Q: How do you play trivia with a million people?
A: Easy. On the internet.
That's the draw behind HQ Trivia, a new internet game that since fall has grown to as many as a million players in a single game. It offers cash prizes of $2,000 for most games and five-figure prizes for its Sunday night games. HQ Trivia, which can be played on Apple and Android devices, has drawn a steady crowd since its launch, with games every day at 9 p.m. ET and on weekdays at 3 p.m. ET, too.
Players answer 12 questions, ranging from easy to hard, and have just 10 seconds to answer by tapping one of three possibilities. Games usually last around 15 minutes. Players are eliminated when they tap the wrong answer or fail to answer in time. After the 12 questions, the remaining contestants split a cash prize that they can transfer into their PayPal accounts. Though HQ Trivia’s wild popularity means that prize pools are usually chopped into pocket change — typically, there are a few dozen winners splitting a pot between $15 and $50 — the app is free, and the appeal may be the quick chance at winning real money.

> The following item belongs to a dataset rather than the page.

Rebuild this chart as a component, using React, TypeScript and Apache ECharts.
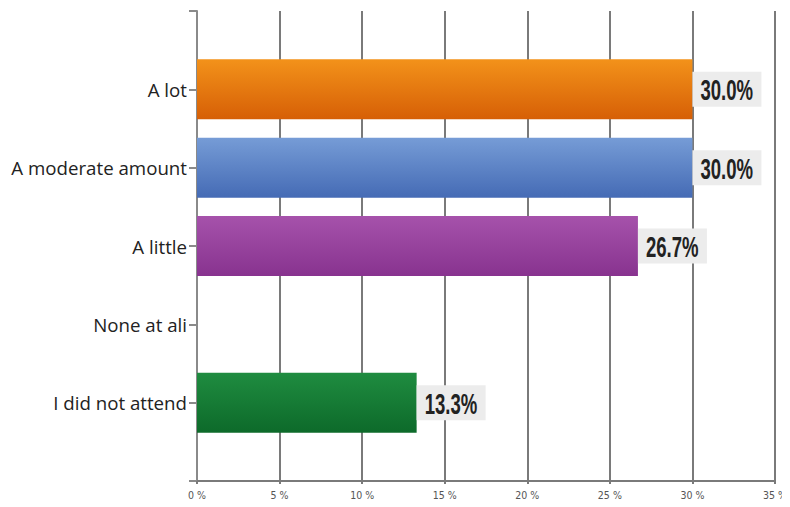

Players can also acquire extra "lives" by having others sign up for the app with their referral codes. An extra "life" allows players to stay in the game when they miss answers to questions about the guinea pig's continent of origin or Arnold Schwarzenegger's debut role, for example. But only one use of an extra life is permitted per game. And while players could do a Google search to look for the answers, they would have to be quick on the draw to make it work during the 10-second window.
As noted in the New York Times, HQ Trivia has become the latest iteration of appointment viewing — a rarity in this on-demand Netflix age. And HQ Trivia’s popularity has held off a challenge from a copycat app called The Q, even though that app, with smaller participant pools, increases players’ chances to win a higher cut of a prize pool.
But that’s not to say HQ Trivia has gone without criticism. Angry players flood the Twitter mentions of @hqtrivia every time the app freezes or when there’s a controversial answer to a question — such as the time the plural of "octopus" was revealed to be "octopuses" and not "octopi" (a variant spelling), as the majority of contestants had thought.
HQ Trivia also faces questions about its long-term viability. The app does not currently run ads or feature sponsored questions, so all of its prize money comes from a well of venture capital. Right now, the strategy of the app’s two founders (Rus Yusupov and Colin Kroll, who also founded the social media video platform Vine) seems to be growing the audience to as large a number as possible. According to Money, HQ Trivia's founders have raised $8 million as of Dec. 8 and were in the process of asking venture capitalists to value it between $80 million and $100 million.
Yet, while HQ Trivia continues to figure it out on the business side, the app currently sits as the third most popular game in Apple’s App Store, regularly drawing around 700,000 players for its nighttime games.